A finite totally nonnegative Grassmannian
John Machacek
TL;DR
This work extends total positivity to Grassmannians over finite fields by defining nonnegativity via squares in $\mathbb{F}_q$ and studying $\mathrm{Gr}_{k,n}^{\ge 0}(\mathbb{F}_q)$ through Plücker coordinates. It establishes duality via orthogonal complements, builds subfield embeddings to construct nonnegative points, and provides explicit point counts for lines and certain $2$-planes, including generating functions and connections to Chebyshev polynomials and OEIS sequences for small fields ($q=3,5$). The paper also highlights where intuition from the real totally nonnegative Grassmannian fails in the finite-field setting, exploring sign variation, fixed points under cyclic shifts, and matroid notions, culminating in the concept of $\mathbb{F}_q$-positroids and their duals.

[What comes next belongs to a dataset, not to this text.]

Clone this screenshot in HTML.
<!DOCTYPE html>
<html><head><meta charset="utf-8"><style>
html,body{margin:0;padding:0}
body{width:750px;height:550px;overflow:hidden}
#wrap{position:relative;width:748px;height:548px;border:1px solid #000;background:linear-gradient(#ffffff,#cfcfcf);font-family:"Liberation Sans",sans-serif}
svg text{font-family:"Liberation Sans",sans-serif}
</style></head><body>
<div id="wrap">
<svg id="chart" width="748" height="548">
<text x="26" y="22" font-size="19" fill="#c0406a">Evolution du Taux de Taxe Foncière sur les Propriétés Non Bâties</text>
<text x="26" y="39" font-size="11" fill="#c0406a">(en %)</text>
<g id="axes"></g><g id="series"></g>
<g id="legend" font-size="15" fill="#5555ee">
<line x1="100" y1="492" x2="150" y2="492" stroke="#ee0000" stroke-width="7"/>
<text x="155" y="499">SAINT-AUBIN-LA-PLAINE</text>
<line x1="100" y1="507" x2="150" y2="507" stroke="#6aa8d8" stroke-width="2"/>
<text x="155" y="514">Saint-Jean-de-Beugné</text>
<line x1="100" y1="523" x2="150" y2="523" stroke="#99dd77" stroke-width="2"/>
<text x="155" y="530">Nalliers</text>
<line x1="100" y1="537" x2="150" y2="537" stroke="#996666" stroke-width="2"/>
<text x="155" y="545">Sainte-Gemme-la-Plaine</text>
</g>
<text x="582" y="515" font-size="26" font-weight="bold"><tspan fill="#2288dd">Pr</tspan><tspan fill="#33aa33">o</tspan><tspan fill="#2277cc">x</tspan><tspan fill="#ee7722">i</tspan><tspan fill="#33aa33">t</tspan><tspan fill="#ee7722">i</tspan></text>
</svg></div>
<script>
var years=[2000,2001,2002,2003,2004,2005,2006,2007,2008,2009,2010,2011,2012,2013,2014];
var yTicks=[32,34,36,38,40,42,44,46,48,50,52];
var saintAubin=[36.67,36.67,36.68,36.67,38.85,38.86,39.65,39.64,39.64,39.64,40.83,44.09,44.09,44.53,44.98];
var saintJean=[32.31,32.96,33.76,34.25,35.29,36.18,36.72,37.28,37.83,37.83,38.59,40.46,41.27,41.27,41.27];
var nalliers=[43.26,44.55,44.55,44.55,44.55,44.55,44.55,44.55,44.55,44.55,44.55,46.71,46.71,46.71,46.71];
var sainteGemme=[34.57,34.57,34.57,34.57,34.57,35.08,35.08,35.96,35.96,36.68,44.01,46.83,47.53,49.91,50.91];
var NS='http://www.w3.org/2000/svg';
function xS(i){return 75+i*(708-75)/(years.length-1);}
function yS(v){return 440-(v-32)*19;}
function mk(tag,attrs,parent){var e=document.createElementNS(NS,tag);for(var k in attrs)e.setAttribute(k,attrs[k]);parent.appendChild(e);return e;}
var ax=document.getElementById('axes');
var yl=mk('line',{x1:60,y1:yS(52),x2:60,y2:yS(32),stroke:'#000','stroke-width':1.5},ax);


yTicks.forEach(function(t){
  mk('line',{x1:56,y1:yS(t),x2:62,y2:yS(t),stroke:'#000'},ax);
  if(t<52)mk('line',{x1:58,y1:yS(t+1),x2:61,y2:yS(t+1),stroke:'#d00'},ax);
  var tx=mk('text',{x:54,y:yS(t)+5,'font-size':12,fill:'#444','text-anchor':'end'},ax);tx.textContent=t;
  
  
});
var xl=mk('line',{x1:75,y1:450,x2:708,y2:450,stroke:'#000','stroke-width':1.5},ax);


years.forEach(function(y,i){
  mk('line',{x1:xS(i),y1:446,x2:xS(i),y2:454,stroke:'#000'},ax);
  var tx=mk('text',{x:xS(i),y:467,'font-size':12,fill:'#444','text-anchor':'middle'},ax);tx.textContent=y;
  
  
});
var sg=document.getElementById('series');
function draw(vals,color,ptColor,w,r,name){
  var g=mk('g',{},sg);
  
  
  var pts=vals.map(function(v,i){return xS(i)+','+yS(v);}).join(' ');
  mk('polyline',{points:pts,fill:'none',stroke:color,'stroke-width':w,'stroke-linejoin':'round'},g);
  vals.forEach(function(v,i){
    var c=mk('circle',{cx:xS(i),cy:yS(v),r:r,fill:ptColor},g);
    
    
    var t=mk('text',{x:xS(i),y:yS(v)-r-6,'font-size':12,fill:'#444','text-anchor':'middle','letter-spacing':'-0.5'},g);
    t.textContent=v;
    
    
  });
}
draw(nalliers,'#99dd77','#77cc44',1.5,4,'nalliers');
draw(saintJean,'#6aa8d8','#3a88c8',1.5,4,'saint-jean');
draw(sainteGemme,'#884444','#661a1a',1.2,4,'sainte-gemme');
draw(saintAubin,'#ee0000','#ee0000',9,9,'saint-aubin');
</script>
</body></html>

Overall, it reveals rich combinatorial and algebraic structure underpinning positivity over finite fields with potential links to enumerative geometry and graph/poset combinatorics in finite settings.
Abstract
We introduce totally nonnegative Grassmannians over finite fields where an element of a finite field is nonnegative if it is a square of an element of the finite field. Explicit point counts are given in some special cases where we find new interpretations of sequences in the On-Line Encyclopedia of Integer Sequences (OEIS). We compare and contrast the theory of totally nonnegative Grassmannians over a finite field with the traditional case of the field of real numbers.